There is no question that these countercultural tactics offer the public considerable insight into the market as a corporate mode of social control. And Harold is sympathetic to the critique of the political influence wielded by multinational corporations (and its marketing and branding discourse). But Harold eventually takes her leave from those who encourage “wholesale contempt” of incremental policy change or who possess “little patience” for people who find any political potential in working positively with establishment institutions.
She argues that these forms of social dissent often morph into media commodities themselves and, in the end, reinforce the very institutions and practices they are meant to oppose; that the “inability of such rhetoric to affirm any alternative beyond endless critique” is self defeating.

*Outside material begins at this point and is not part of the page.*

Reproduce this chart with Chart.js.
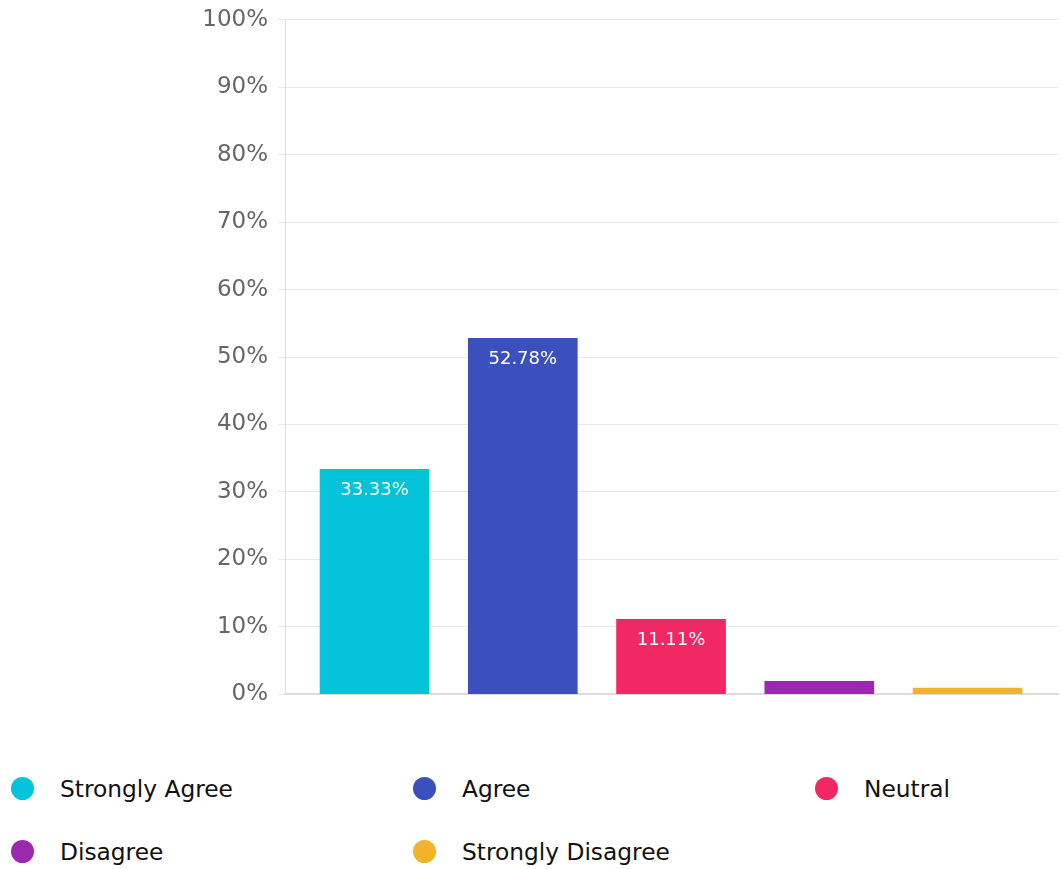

“(C)orporate and anticorporate rhetorics”, for example, do not “oppose one another so much as feed off and respond to one another. . . A rhetoric of negation must always encounter more boundaries that must be overcome. More transgression is always required, which inevitably produces more cynicism and resentment.”
Harold opts instead for a politics of “balance, in-betweenness, and proper proportion.” She looks to Debra Hawhee who promotes the notion of being ‘in the middle’. Hawhee: “The middle . . . at once combines and exceeds the forces of active and passive. In the middle, one invents and is invented, one writes and is written, constitutes and is constituted.”
These theoretical considerations are not so distant as they may seem at first from the politics of health care. There are numerous signs of the hardening of the countercultural aspects of the health care debate with Michael Moore’s movie, SiCKO, being only one example. The tactics of ACT UP in the early years of the AIDS epidemic may also preview what’s coming.
Countercultural tactics, however misguided or self-defeating, add intensity to any debate. As a cultural, economic, political and corporate sphere of higher and higher public interest, should health care expect more radical political action in the coming months or years? Will we in the industry become increasingly subjected to the countercultural energy we see, say in environmental politics or animal rights? And if so what will be our response?
The burden on us is to shepherd the politics of this debate in a positive way and learn as go along. We might want to do some thinking now, while the space to do so is still open to us. Being in the middle is not easy, but when it comes to getting the right things done, it is the only really effective place to be.